С. 51. «Идея высшего управления событиями доходит до освящения успеха самого по себе. Предприятие удается, следовательно – оно благословляется Богом, следовательно оно хорошо».
С. 56. «Ее [Московской монархии] гражданственная стихия есть общинность, поглощение личности, тогда как в южно-русском элементе, как на юге, так и в Новгороде, развитие личности врывалось в общинное начало и не давало ему сформироваться.
С церковью случилось в великорусском мире обратное тому, что было в южно-русском. В южнорусском, хотя она имела нравственное могущество, но не довела своей силы до того, чтоб бездоказательно освещать успех факта; на востоке она необходимо… должна была сделаться органом верховного конечного суда. Поэтому церковныя власти на востоке стояли несравненно выше над массою и имели гораздо более возможности действовать самостоятельно».
С. 58. «…и так дошла она [философия Великорусская] в свое время до формулы: Бог да царь во всем! Знаменующей крайнее торжество господства общности над личностью». «Это обращение к обрядам, к формулам, сосредоточенность во внешности. Таким образом, на северо-востоке поднимается толк о том, можно ли есть в праздники мясо и молочное. Это – толк, принадлежащий к разряду множества расколов, существующих и в наше время и опирающихся только на внешности». «Известно, что в течении самых веков, как и теперь, у Малороссиян расколов и споров об обрядах не было».
С. 60. «В настоящее время раскол из-за формы, обрядности, буквы, не мыслим в южнорусском народе; с этим всяк согласится. Кто сколько-нибудь знает этот народ и присмотрелся к его жизни и прислушался к его коренным понятиям». «Все иностранцы, посещавшие Московщину в XV, XVI, XVII столетиях, одногласно говорить, что Москвитяне презирают чужие веры и народности…».
С. 61. «Южноруссы с незапамятных времен привыкли слышать у себя чужую речь и не дичиться людей с другим обличьем и с другими наклонностями».
«В городах южнорусских Греки, Армяне, Жиды, Немцы, Поляки, Угры, находили вольный приют, ладили с туземцами».
«Этот дух терпимости, отсутствие национального высокомерия, перешел в последствии в характер козачества и остался в народе до сих пор.
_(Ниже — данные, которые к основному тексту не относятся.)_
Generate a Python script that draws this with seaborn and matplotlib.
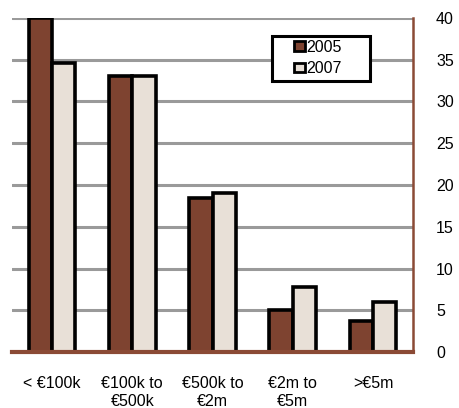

В козацкое общество мог приходить всякий; не спрашивали: кто он, какой веры, какой нации».
С. 63. «Из этого короткого исторического обзора различия, возникшего в отдаленные от нас времена между двумя русскими народностями, можно заключить, что племя южнорусское имело отличительным своим характером перевес личной свободы, великорусское – перевес общности. По коренному понятию первых, связь людей основывается на взаимном согласии и может распадаться по их несогласию; вторые стремились установить необходимость и неразрывность раз установленной связи и самую причину установления отнести к Божией воле, а следовательно, изъять от человеческой критики. В одинаковых стихиях общественной жизни первые усваивали дух, вторые стремились дать ему тело; в политической сфере первые способны были создавать внутри себя добровольные товарищества, связанные настолько, насколько к тому побуждала насущная необходимость, и прочные настолько, насколько существование их не мешало неизменному праву личной свободы; вторые стремились образовать прочное общинное тело на вековых началах, проникнутое единым духом. Первое вело к федерации, но не сумело вполне образовать ее; второе повело к единовластию и крепкому государству: довело до первого, создало второе. Первое оказалось много раз неспособным к единодержавной государственной жизни. В древности оно было господствующим на русском материке, и когда пришла неизбежная пора или погибнуть, или сплотиться, должно было невольно сойти со сцены и уступить первенство другому. В великорусском элементе есть что-то громадное, созидательное, дух стройности, сознание единства, господство практического рассудка, умеющего выстоять трудные обстоятельства, уловить время, когда следует действовать, и воспользоваться им насколько нужно. Этого не показало наше южнорусское племя. Его свободная стихия приводила либо к разложению общественных связей, либо к водовороту побуждений, вращавших беличьим колесом народную историческую жизнь. Такими показало нам эти две русские народности наше прошедшее».